→ **MATERIAL PROVIDED**

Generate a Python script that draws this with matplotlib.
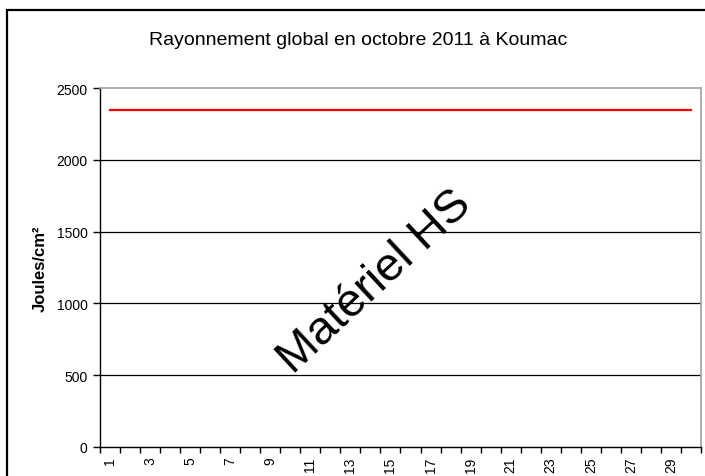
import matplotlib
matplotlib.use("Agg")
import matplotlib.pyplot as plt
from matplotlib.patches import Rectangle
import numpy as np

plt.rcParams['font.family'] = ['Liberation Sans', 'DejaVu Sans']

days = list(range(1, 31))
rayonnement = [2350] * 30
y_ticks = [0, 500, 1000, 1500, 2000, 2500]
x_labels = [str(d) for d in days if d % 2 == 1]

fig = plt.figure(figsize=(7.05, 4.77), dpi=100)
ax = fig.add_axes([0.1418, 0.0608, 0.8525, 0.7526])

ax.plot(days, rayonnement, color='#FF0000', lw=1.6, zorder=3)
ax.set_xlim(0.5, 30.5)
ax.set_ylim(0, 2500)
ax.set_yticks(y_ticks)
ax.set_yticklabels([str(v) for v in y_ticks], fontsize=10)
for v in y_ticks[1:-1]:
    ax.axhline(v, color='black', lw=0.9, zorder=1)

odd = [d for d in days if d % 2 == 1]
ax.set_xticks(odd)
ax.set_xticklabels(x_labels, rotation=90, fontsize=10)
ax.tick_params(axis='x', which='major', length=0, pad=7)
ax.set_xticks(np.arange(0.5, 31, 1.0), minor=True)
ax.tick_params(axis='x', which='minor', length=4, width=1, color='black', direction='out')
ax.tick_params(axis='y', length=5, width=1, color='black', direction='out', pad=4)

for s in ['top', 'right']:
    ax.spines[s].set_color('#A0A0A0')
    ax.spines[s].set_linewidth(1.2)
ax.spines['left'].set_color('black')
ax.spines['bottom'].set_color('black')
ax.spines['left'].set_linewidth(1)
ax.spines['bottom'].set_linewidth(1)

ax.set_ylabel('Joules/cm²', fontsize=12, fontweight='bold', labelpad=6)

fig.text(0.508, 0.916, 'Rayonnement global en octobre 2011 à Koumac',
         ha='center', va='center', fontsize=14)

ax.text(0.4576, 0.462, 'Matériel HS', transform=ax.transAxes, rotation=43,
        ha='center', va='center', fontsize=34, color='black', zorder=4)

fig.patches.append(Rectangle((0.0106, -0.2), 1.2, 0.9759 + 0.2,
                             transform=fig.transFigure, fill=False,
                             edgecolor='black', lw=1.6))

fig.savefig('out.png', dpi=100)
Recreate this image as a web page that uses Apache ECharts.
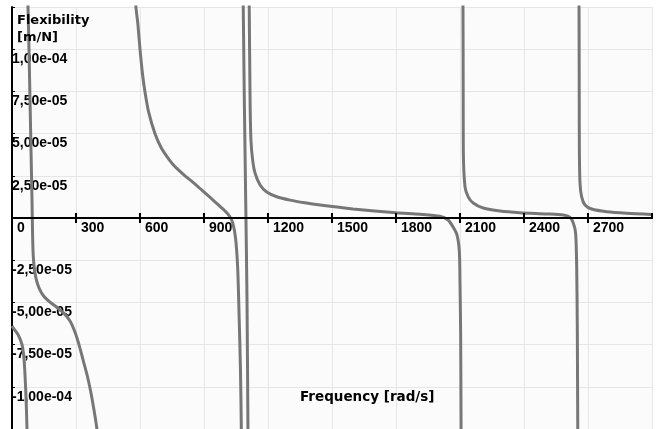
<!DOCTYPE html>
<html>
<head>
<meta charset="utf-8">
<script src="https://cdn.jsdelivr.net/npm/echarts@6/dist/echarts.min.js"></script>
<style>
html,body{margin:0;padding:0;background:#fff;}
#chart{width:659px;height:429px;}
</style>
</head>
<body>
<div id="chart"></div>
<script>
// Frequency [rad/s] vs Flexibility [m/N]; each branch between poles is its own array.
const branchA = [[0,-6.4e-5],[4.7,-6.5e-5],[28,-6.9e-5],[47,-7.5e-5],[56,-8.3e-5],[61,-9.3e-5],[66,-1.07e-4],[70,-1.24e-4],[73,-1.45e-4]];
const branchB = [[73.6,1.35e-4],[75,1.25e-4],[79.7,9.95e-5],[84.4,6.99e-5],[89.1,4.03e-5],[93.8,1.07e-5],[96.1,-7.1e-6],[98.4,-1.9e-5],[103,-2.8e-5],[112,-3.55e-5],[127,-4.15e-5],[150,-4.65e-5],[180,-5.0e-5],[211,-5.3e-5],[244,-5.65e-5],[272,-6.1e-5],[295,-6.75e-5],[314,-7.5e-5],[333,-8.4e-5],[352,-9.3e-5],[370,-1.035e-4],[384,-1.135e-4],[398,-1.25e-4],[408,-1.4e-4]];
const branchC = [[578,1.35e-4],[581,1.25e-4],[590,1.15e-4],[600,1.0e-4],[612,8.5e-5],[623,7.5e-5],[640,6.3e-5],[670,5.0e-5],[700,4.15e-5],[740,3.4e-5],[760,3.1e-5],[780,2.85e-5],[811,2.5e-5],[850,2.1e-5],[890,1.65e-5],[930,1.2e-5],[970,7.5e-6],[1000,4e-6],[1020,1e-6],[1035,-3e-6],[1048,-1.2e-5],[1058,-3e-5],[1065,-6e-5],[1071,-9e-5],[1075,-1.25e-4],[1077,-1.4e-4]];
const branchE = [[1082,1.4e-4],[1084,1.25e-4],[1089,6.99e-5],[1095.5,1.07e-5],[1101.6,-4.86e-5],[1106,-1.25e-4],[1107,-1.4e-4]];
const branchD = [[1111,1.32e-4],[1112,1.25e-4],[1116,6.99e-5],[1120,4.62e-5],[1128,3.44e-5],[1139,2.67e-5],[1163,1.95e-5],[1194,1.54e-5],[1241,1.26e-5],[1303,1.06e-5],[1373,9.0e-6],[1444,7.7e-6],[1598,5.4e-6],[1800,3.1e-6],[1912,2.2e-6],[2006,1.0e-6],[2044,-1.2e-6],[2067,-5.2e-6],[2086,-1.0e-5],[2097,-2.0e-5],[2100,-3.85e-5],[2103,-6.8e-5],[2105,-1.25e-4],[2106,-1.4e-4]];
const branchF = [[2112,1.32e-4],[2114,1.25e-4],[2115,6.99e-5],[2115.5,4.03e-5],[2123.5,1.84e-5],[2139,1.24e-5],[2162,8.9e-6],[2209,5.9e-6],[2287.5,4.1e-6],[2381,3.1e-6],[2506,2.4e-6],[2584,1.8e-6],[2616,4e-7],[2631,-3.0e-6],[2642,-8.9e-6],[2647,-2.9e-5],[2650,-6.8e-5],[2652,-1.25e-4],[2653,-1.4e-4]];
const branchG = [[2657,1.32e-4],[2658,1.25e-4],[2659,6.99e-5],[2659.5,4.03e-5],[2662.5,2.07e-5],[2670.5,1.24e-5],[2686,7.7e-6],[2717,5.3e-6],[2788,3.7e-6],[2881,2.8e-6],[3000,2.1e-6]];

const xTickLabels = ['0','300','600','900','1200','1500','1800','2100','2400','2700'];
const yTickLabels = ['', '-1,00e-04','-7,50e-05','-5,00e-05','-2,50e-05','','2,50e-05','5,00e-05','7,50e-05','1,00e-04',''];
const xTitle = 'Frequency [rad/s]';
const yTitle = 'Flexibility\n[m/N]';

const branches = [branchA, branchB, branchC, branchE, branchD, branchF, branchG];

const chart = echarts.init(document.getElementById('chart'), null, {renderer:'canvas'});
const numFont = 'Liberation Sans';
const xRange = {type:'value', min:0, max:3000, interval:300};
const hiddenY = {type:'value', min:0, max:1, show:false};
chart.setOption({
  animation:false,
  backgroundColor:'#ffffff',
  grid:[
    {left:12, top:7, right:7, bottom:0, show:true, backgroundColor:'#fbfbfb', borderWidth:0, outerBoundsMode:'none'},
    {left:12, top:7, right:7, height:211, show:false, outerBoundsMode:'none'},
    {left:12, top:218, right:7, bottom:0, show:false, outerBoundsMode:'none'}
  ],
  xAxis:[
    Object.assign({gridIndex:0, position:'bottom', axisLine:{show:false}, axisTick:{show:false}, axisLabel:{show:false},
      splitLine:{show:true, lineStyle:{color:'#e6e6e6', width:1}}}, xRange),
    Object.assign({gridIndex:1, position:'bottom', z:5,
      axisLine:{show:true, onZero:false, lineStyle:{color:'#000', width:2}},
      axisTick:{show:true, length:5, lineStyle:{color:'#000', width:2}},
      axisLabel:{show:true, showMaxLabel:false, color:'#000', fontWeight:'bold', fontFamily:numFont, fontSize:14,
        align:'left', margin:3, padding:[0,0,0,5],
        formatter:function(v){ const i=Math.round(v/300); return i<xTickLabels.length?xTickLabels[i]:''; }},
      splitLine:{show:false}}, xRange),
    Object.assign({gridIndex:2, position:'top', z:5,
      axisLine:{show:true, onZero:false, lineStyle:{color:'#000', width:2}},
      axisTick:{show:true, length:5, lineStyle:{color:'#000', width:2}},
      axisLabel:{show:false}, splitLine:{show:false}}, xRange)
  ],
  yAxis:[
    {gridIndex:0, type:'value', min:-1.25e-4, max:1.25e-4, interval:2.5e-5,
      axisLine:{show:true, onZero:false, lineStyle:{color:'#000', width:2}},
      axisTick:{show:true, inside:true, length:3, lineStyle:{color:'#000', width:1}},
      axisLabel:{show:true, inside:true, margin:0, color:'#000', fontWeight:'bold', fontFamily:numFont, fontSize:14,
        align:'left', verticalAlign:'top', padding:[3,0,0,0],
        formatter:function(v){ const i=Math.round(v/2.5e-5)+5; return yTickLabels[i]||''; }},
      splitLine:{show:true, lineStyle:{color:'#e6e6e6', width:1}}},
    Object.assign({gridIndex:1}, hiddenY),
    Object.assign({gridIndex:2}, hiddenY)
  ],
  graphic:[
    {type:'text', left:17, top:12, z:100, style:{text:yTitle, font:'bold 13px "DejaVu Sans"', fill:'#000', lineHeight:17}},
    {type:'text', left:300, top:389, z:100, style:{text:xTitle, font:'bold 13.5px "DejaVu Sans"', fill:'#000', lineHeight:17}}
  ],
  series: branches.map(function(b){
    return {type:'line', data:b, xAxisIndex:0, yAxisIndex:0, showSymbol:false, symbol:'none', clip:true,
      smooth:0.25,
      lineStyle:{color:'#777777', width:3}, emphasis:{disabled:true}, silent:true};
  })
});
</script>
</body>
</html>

→ **EXERCISE AIM**
In the records above, find the line containing "color='black', direction='out', pad=4)" and output every line from the first through that one, exactly, omitting pictures.

→ **EXPECTED ANSWER**
Generate a Python script that draws this with matplotlib.
import matplotlib
matplotlib.use("Agg")
import matplotlib.pyplot as plt
from matplotlib.patches import Rectangle
import numpy as np

plt.rcParams['font.family'] = ['Liberation Sans', 'DejaVu Sans']

days = list(range(1, 31))
rayonnement = [2350] * 30
y_ticks = [0, 500, 1000, 1500, 2000, 2500]
x_labels = [str(d) for d in days if d % 2 == 1]

fig = plt.figure(figsize=(7.05, 4.77), dpi=100)
ax = fig.add_axes([0.1418, 0.0608, 0.8525, 0.7526])

ax.plot(days, rayonnement, color='#FF0000', lw=1.6, zorder=3)
ax.set_xlim(0.5, 30.5)
ax.set_ylim(0, 2500)
ax.set_yticks(y_ticks)
ax.set_yticklabels([str(v) for v in y_ticks], fontsize=10)
for v in y_ticks[1:-1]:
    ax.axhline(v, color='black', lw=0.9, zorder=1)

odd = [d for d in days if d % 2 == 1]
ax.set_xticks(odd)
ax.set_xticklabels(x_labels, rotation=90, fontsize=10)
ax.tick_params(axis='x', which='major', length=0, pad=7)
ax.set_xticks(np.arange(0.5, 31, 1.0), minor=True)
ax.tick_params(axis='x', which='minor', length=4, width=1, color='black', direction='out')
ax.tick_params(axis='y', length=5, width=1, color='black', direction='out', pad=4)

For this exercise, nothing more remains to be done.